==== DATA FOR THIS TASK ====
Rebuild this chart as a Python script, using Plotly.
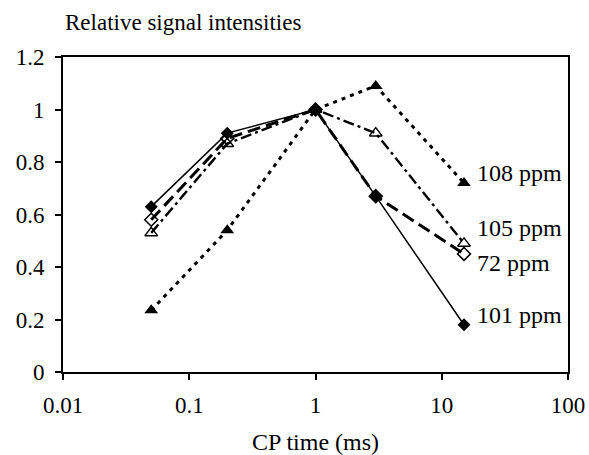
import plotly.graph_objects as go

cp_time = [0.05, 0.2, 1, 3, 15]
s101 = [0.63, 0.91, 1.0, 0.67, 0.18]
s72 = [0.58, 0.89, 1.0, 0.67, 0.45]
s105 = [0.53, 0.87, 1.0, 0.91, 0.49]
s108 = [0.235, 0.54, 1.0, 1.09, 0.72]
series_names = ["101 ppm", "72 ppm", "105 ppm", "108 ppm"]
x_ticks = [0.01, 0.1, 1, 10, 100]
x_tick_text = ["0.01", "0.1", "1", "10", "100"]

FONT = "Liberation Serif"
LFS = 24
TFS = 23

fig = go.Figure()
fig.add_trace(go.Scatter(x=cp_time, y=s101, name=series_names[0], mode="lines+markers",
                         line=dict(color="black", width=1.5),
                         marker=dict(symbol="diamond", size=10, color="black")))
fig.add_trace(go.Scatter(x=cp_time, y=s72, name=series_names[1], mode="lines+markers",
                         line=dict(color="black", width=3, dash="13px,6px"),
                         marker=dict(symbol="diamond-open", size=10, color="black", line=dict(width=1.5))))
fig.add_trace(go.Scatter(x=cp_time, y=s105, name=series_names[2], mode="lines+markers",
                         line=dict(color="black", width=2.4, dash="11px,4px,3px,4px"),
                         marker=dict(symbol="triangle-up-open", size=11, color="black", line=dict(width=1.5))))
fig.add_trace(go.Scatter(x=cp_time, y=s108, name=series_names[3], mode="lines+markers",
                         line=dict(color="black", width=3, dash="4px,5px"),
                         marker=dict(symbol="triangle-up", size=12, color="black")))

label_y = [0.217, 0.415, 0.549, 0.758]
for name, yy in zip(series_names, label_y):
    fig.add_annotation(x=1.26, y=yy, xref="x", yref="y", text=name, showarrow=False,
                       xanchor="left", yanchor="middle", font=dict(family=FONT, size=LFS, color="black"))

fig.add_annotation(x=0, y=1, xref="paper", yref="paper", yshift=20, text="Relative signal intensities",
                   showarrow=False, xanchor="left", yanchor="bottom",
                   font=dict(family=FONT, size=23, color="black"))

fig.update_layout(
    width=589, height=455,
    margin=dict(l=63, r=21, t=57, b=83, autoexpand=False),
    paper_bgcolor="white", plot_bgcolor="white",
    showlegend=False,
    font=dict(family=FONT, size=LFS, color="black"),
)
fig.update_xaxes(type="log", range=[-2, 2], tickvals=x_ticks, ticktext=x_tick_text,
                 automargin=False,
                 showgrid=False, zeroline=False, showline=True, linecolor="black", linewidth=2,
                 mirror=True, ticks="outside", ticklen=6, tickwidth=1.5, tickcolor="black",
                 ticklabelstandoff=5, tickfont=dict(family=FONT, size=TFS),
                 title=dict(text="CP time (ms)", font=dict(family=FONT, size=LFS), standoff=18))
fig.update_yaxes(range=[0, 1.2], dtick=0.2, automargin=False,
                 showgrid=False, zeroline=False, showline=True,
                 linecolor="black", linewidth=2, mirror=True, ticks="outside", ticklen=6,
                 tickwidth=1.5, tickcolor="black", ticklabelstandoff=6,
                 tickfont=dict(family=FONT, size=TFS))

fig.write_html("out.html")
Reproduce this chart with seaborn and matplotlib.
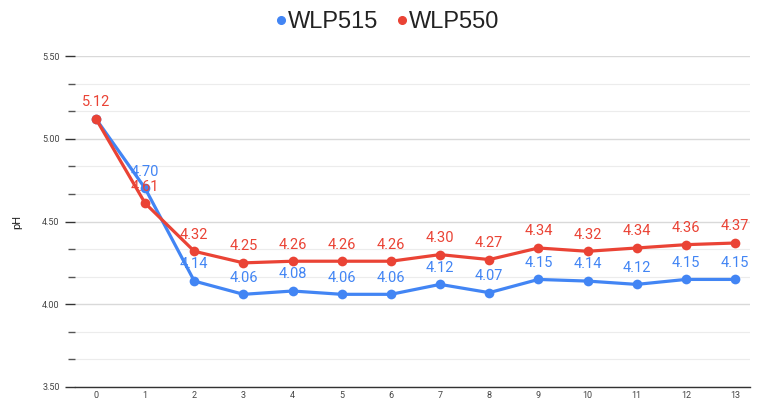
====
Starting at the first line of the material, output exactly the lines up to and including the one with "import plotly.graph_objects as go". Do not include the pictures.

Rebuild this chart as a Python script, using Plotly.
import plotly.graph_objects as go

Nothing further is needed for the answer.